Lawyers indicted in Fulton with Trump say they were doing their jobs. But that may be a tough argument to make

Attorney John Eastman and bail bondsman Scott Hall turned themselves in to the Fulton County Jail on Thursday, August 24, 2023. Eastman and Hall are two of the 19 people indicted by a Fulton County grand jury for allegedly interfering with the 2020 presidential election in Georgia. (Fulton County Sheriff's Office)

As John Eastman prepared to surrender to Georgia authorities last week for an indictment related to efforts to overturn the 2020 presidential election, he issued a statement denouncing the criminal case as targeting attorneys “for their zealous advocacy on behalf of their clients.”

Another defendant, Rudy Giuliani, struck a similar note, saying he was being indicted for his work as Donald Trump’s attorney. “I never thought I’d get indicted for being a lawyer,” he lamented.

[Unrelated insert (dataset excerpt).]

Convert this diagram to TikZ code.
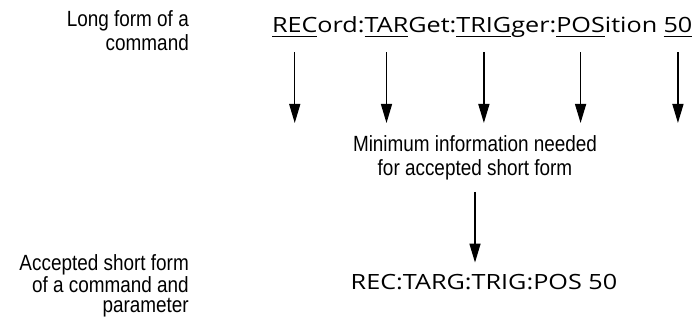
\documentclass[tikz,border=0pt]{standalone}
\usepackage{fontspec}
\setmainfont{Liberation Sans}
\newfontfamily\cmdfont[FakeStretch=1.2]{Open Sans}
\newfontfamily\lblfont[FakeStretch=0.86]{Liberation Sans}
\usetikzlibrary{arrows.meta}
\newcommand\ulpart[1]{\setbox0\hbox{#1}\rlap{\rule[-4.5pt]{\wd0}{1.8pt}}\box0}
\begin{document}
\begin{tikzpicture}[x=1pt,y=-1pt,
  lbl/.style={font=\lblfont\fontsize{22}{24}\selectfont, align=right, inner sep=0pt, anchor=base east},
  midlbl/.style={font=\lblfont\fontsize{22}{24}\selectfont, align=center, inner sep=0pt, anchor=base},
  seg/.style={font=\cmdfont\fontsize{21}{26}\selectfont, inner sep=0pt, outer sep=0pt, anchor=base west},
  short/.style={font=\cmdfont\fontsize{21}{26}\selectfont, inner sep=0pt, anchor=base},
  arr/.style={line width=1.4pt, -{Triangle[length=19pt,width=11pt]}}]
\useasboundingbox (0,0) rectangle (693,326);

\node[lbl] (longlbl) at (189,51) {Long form of a\\command};
\node[lbl, font=\lblfont\fontsize{22}{20}\selectfont] (shortlbl) at (189,312) {Accepted short form\\of a command and\\parameter};

\node[seg] (s1) at (272,33) {\ulpart{REC}};
\node[seg] (s2) at (s1.base east) {ord:};
\node[seg] (s3) at (s2.base east) {\ulpart{TAR}};
\node[seg] (s4) at (s3.base east) {Get:};
\node[seg] (s5) at (s4.base east) {\ulpart{TRIG}};
\node[seg] (s6) at (s5.base east) {ger:};
\node[seg] (s7) at (s6.base east) {\ulpart{POS}};
\node[seg] (s8) at (s7.base east) {ition\kern0.3em};
\node[seg] (s9) at (s8.base east) {\ulpart{50}};

\foreach \i in {1,3,5,7,9} {
  \coordinate (t\i) at (s\i.south |- 0,123);
  \draw[arr, shorten <=15pt] (s\i.south) -- (t\i);
}

\node[midlbl] (min) at (475,175) {Minimum information needed\\for accepted short form};
\node[short] (res) at (484,289) {REC:TARG:TRIG:POS 50};
\draw[arr, shorten <=12pt, shorten >=11pt] (min.south) -- (min.south |- res.north);
\end{tikzpicture}
\end{document}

The 18 defendants charged alongside Trump in this month’s racketeering indictment in Fulton County include more than a half-dozen lawyers. And the statements from Eastman and Giuliani provide early foreshadowing of at least one of the defenses they seem poised to raise: that they were merely doing their jobs as attorneys when they maneuvered on Trump’s behalf to undo the results of that election.